Radiated and Spider Tortoises are among only four terrestrial tortoise species found in Madagascar and their range is limited to the unique but also under pressure southern spiny forest. 

Some 7,855 living tortoises and more than 4.8 tonnes of meat were seized between 2001 and 2010—thought to represent around two per cent of an estimated 600,000 tortoises collected from the eco region during that period.  

“The population decline of these flagship species is alarming,” said Tiana Ramahaleo, WWF’s Conservation Planning and Species Programme Coordinator in Madagascar. 

“If we don’t manage to halt tortoise poaching and habitat destruction in the South, we might lose both tortoises in the wild in less than fifty years” 

Radiated Tortoise meat is a delicacy for the Vezo and Antanosy ethnic groups in the south and people from the High Plateau around Madagascar's capital Antananarivo during special events such as Christmas, Easter and Independence Day—accounting for peaks in poaching for a few weeks before the festivals. To a lesser extent, radiated tortoises are killed after they invade crop fields in search for food. 

A recent survey by WWF Toliara among 30 communities in the south western spiny forest shows that tortoise collection in the Plateau Mahafaly is still rampant. Tortoises are gathered in this area and sent to the main meat markets such as Toliara and Fort Dauphin for local consumption or to be smuggled out of the country.

Madagascar’s endemic tortoises are also highly sought after in exotic pet markets. TRAFFIC, the wildlife trade programme of WWF and IUCN, has found Radiated Tortoises and other threatened Malagasy species openly on sale in pet markets in both Thailand and Indonesia, while TRAFFIC also reports a number of occasions when travellers have been arrested with Malagasy tortoises in their luggage in the region. 

Earlier this year, two Malagasy women became the first people charged and convicted under Malaysia’s tough new International Trade in Endangered Species Act 2008 after they were found with 374 tortoises, the majority of them radiated tortoises in their possession. Each woman received a one year prison term. There have also been a number of seizures from passengers at Madagascar’s international airport in Ivato. 

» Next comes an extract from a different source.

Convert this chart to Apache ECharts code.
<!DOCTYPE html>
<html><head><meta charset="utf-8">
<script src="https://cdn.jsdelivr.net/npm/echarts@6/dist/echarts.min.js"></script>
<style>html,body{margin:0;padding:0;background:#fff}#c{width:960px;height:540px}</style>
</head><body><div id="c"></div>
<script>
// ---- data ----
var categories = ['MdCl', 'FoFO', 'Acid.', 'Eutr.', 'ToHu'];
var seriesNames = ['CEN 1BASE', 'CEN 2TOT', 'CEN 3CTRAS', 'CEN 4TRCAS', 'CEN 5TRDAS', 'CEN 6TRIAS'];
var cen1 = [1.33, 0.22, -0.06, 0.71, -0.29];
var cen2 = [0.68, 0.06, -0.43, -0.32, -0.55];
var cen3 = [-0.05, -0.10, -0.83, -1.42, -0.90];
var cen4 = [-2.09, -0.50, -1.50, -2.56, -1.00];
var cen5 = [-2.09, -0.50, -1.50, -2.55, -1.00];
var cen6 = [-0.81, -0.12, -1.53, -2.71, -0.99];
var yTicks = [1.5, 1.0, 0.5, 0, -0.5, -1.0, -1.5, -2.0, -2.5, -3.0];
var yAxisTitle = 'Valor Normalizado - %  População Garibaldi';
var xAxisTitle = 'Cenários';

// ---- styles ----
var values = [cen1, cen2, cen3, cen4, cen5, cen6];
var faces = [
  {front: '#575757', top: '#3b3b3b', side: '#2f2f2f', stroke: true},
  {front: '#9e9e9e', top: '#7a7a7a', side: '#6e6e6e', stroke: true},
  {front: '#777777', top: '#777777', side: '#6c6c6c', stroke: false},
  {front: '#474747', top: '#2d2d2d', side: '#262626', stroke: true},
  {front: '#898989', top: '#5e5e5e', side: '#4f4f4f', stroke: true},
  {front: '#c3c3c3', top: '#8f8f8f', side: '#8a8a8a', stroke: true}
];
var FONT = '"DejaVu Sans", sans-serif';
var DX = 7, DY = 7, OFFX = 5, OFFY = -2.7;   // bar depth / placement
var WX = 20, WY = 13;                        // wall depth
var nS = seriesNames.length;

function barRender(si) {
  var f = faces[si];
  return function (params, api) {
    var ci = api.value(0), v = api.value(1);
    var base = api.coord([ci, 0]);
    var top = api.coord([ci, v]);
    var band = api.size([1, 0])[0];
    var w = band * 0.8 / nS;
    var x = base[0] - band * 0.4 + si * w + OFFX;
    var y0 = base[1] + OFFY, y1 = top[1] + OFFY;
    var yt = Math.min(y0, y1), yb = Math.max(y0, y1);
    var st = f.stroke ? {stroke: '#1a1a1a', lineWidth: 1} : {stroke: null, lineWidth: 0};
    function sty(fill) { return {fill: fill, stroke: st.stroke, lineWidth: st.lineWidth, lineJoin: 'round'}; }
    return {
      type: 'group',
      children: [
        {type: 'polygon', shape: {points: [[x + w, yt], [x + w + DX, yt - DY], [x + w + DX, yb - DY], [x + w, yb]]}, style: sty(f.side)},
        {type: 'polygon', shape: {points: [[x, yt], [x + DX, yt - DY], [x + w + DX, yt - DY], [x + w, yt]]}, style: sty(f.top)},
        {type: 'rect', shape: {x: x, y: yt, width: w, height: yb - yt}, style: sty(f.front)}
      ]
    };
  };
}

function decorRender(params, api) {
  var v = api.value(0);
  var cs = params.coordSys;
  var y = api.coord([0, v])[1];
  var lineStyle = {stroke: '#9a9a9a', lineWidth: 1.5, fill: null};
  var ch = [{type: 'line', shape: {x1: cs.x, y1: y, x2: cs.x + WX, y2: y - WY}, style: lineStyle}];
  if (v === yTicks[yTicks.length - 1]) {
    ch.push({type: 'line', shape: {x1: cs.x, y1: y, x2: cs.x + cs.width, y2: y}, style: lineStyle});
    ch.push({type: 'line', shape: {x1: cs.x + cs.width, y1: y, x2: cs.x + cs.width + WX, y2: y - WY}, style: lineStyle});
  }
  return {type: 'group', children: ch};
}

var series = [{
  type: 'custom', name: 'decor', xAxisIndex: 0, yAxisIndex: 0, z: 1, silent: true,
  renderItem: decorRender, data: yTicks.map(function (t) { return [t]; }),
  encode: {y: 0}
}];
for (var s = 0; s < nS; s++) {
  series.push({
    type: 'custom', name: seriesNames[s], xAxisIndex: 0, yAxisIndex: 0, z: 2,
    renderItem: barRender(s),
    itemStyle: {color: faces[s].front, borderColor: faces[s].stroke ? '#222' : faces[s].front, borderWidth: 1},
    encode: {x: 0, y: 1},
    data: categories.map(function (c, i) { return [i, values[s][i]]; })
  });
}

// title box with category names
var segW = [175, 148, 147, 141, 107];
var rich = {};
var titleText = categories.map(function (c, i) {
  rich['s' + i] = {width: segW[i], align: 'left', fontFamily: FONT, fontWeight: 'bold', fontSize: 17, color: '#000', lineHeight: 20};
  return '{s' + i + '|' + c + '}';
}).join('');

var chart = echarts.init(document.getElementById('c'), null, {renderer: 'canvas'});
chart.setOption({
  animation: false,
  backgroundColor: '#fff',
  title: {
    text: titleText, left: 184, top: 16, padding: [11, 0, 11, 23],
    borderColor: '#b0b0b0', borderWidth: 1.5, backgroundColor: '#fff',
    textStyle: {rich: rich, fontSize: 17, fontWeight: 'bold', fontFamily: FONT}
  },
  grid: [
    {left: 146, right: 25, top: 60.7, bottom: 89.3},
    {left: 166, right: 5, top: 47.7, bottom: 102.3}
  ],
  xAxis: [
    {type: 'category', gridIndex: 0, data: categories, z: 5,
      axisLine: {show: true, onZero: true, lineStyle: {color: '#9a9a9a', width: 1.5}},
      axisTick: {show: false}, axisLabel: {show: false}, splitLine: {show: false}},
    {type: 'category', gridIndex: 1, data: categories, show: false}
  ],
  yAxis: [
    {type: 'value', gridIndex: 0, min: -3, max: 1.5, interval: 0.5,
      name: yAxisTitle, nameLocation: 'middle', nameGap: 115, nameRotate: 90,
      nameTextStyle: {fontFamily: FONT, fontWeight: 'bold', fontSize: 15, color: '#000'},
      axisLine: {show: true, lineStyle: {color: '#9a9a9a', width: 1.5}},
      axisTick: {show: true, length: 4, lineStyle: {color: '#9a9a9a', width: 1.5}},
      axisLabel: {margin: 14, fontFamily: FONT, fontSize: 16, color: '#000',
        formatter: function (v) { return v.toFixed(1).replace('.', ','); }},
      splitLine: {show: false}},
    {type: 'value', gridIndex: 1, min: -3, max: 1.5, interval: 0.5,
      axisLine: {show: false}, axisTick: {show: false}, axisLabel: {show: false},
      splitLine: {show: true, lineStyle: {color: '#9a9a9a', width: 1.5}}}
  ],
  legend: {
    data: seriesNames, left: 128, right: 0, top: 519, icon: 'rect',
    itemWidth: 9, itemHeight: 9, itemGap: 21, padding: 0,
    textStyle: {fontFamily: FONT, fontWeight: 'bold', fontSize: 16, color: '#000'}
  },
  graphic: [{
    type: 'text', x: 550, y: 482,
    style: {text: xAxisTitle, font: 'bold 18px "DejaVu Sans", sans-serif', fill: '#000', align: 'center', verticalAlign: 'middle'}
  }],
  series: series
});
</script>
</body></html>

“Such effective law enforcement action in Asia sends a strong deterrent signal to those involved in the illicit trade that this global problem is being tackled in an increasingly systematic manner,” said James Compton, Director of TRAFFIC’s Asia-Pacific Programme.

Tortoise habitat is also under threat from alarming levels of deforestation, with a study made in 2008  by Conservation International (CI) showing an increase in deforestation rates from 1.2 per cent annually 1999-2000 to nearly four per cent annually in some regions in 2000-2005.  The main drivers behind such high rates of deforestation are slash and burn agriculture, bush fires and charcoal production for the towns of Toliara and Fort Dauphin. 

WWF in Madagascar has been active in the spiny forest eco region since 1999. 

“We managed to reduce deforestation rate by 27% where WWF works” says Ramahaleo

“And 4 theatre groups are touring the South raising awareness for tortoise conservation. Many villages have decided to forbid tortoise poaching and cooperate well with local authorities. Almost all seizures made so far were possible because of community members blowing the whistle”.  

This year, WWF Toliara celebrated the Year of Biodiversity with a conference about their endemic tortoises. The objective was to raise awareness among the local population and animate them to conserve these emblematic species. 

But even as WWF Toliara was holding this conference, participants received the breaking news: tortoise poachers had been arrested outside Toliara and 1,475 living tortoises as well as dry tortoise meat confiscated. 

“For the next 5 years WWF will empower civil society and establish an information network in the south to help the police make sure tortoise trafficking does not go unpunished,” said Ramahaleo. 

“We will also continue to development initiatives in the region to show people there are alternatives to poaching tortoises for an income.

“Last but not least, we are asking every single person on this planet not to buy endangered Malagasy tortoises as pets. If the demand for the Radiated and the Spider Tortoise on international markets is weakening, it’ll buy time to save them once and for all.”